- _Data lines_
## begin

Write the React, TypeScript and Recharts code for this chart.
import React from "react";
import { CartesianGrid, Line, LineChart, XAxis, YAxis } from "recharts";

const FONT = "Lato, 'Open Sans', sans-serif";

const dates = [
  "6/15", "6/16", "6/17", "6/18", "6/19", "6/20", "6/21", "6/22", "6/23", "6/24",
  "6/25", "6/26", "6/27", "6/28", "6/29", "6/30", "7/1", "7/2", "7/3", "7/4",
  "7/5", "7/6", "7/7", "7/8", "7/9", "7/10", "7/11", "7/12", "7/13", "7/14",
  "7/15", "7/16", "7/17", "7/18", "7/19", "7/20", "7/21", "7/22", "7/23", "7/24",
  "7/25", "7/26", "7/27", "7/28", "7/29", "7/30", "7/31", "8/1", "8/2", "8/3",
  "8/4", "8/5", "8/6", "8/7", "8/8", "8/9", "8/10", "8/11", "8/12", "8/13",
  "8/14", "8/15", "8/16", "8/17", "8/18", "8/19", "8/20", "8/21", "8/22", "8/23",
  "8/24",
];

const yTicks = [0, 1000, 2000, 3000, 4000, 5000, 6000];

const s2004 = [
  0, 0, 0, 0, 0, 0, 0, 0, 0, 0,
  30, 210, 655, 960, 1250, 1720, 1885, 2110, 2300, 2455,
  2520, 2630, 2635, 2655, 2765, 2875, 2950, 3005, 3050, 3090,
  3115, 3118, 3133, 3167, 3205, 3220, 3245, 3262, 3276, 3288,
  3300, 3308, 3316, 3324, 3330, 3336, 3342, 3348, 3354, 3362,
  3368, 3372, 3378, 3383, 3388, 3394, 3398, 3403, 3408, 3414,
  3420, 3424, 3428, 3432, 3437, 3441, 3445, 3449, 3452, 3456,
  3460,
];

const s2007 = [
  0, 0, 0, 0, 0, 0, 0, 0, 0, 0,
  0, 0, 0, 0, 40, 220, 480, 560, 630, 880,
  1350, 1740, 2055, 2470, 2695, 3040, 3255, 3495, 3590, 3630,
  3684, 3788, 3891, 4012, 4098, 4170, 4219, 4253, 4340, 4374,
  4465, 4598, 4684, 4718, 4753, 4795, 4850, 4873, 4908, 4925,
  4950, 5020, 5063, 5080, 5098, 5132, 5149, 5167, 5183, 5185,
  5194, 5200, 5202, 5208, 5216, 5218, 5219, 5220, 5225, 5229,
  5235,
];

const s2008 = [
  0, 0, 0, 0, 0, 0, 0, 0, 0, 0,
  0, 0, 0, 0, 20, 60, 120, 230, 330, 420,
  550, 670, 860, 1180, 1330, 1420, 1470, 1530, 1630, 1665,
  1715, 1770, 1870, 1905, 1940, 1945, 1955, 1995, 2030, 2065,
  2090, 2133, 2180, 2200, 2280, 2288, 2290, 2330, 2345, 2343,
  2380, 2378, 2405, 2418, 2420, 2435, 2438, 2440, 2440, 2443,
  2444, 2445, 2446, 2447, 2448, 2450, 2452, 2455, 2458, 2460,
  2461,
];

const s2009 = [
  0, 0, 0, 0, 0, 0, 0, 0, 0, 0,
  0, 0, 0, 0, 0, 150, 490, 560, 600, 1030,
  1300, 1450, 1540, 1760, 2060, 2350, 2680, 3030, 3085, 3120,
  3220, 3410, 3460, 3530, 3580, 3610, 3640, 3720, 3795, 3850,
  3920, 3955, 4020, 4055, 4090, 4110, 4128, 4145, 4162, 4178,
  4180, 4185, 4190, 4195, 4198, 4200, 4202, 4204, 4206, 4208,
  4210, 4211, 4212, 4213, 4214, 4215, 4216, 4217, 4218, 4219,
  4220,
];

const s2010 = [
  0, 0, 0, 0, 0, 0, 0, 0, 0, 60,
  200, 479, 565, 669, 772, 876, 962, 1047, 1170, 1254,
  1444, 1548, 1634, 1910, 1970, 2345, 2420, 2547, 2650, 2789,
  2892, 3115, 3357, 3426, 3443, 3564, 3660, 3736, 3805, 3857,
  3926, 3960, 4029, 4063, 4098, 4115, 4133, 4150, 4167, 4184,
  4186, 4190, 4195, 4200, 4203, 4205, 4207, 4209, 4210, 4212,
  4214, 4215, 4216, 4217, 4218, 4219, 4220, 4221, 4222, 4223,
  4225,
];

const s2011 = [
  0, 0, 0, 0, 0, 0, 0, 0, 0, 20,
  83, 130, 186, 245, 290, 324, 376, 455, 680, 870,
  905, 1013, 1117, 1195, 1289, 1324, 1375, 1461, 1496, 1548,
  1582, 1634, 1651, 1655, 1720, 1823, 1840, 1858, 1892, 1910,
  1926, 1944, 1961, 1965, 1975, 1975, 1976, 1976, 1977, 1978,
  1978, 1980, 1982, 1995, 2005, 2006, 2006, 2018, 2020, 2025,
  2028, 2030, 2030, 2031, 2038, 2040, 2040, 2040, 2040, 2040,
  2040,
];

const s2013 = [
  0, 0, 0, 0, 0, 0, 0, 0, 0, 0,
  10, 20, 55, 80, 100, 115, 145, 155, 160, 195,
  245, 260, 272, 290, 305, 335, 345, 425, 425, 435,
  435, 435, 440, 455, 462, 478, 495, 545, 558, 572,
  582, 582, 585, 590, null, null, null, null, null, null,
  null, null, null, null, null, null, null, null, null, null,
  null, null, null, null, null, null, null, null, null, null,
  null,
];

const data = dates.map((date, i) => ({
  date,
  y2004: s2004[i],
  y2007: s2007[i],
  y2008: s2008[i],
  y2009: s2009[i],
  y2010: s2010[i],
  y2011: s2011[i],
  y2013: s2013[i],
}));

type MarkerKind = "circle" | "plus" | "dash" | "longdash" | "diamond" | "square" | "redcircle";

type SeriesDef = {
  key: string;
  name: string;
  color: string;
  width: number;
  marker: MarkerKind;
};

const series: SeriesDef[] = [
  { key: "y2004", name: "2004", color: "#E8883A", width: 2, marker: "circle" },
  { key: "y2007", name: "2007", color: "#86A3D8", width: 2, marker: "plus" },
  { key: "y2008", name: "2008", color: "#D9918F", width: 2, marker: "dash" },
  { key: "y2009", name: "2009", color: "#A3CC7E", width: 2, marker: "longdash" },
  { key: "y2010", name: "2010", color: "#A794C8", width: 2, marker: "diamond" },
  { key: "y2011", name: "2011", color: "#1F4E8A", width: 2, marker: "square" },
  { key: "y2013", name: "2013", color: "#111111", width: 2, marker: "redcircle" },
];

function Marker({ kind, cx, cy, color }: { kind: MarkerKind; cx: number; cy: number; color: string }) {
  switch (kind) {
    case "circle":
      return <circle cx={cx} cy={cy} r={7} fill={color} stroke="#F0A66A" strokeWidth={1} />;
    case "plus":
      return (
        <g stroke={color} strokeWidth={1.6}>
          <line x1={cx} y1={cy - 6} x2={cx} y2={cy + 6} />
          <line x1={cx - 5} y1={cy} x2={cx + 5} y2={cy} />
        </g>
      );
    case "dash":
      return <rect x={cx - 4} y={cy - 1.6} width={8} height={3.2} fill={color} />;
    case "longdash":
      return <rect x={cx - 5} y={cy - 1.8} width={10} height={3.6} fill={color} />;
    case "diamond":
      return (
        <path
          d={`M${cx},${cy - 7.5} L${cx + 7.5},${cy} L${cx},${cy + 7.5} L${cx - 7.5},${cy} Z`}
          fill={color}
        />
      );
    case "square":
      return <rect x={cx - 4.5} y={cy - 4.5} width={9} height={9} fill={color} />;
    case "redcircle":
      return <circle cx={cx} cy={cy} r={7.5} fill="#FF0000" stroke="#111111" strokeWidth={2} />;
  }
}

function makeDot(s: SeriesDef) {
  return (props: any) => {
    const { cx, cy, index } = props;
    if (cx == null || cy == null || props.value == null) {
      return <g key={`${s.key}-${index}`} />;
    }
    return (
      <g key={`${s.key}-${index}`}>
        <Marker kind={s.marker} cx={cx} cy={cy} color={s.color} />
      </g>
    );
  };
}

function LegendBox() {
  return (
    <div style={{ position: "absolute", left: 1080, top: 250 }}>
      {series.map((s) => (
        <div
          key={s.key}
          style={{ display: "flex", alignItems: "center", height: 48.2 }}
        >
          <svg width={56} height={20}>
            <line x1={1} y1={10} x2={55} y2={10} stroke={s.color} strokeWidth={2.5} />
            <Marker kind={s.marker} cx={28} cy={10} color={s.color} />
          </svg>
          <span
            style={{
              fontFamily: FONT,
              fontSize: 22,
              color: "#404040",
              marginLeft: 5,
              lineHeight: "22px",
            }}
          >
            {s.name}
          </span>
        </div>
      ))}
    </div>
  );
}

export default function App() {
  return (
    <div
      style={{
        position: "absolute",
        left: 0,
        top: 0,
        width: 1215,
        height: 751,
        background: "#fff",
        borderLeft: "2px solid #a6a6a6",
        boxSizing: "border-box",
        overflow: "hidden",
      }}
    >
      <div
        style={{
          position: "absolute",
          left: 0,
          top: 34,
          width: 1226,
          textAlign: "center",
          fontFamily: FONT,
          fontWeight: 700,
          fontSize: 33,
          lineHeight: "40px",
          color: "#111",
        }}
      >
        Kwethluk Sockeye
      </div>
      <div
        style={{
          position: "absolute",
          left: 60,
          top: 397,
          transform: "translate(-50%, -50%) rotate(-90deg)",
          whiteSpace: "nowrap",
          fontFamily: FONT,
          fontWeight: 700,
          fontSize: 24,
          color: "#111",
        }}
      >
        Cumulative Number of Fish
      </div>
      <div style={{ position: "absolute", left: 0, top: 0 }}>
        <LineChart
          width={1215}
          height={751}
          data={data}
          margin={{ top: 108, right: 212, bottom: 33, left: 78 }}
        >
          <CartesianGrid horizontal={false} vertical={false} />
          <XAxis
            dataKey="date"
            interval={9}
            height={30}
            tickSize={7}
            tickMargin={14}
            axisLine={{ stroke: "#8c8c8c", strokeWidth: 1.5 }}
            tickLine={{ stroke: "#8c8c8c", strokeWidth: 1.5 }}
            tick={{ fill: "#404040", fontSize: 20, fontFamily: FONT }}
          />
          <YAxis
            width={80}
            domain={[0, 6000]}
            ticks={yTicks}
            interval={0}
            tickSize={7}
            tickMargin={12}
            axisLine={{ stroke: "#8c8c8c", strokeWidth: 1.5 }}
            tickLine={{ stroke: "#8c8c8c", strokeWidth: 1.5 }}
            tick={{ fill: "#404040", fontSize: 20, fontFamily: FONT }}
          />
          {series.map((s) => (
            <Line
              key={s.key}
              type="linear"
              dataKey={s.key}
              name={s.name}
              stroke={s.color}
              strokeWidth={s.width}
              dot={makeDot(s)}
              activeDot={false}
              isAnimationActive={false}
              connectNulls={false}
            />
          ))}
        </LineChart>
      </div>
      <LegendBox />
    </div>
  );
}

## end

Write out every line of the listing that holds the word "React".

- _Task response_
Write the React, TypeScript and Recharts code for this chart.
import React from "react";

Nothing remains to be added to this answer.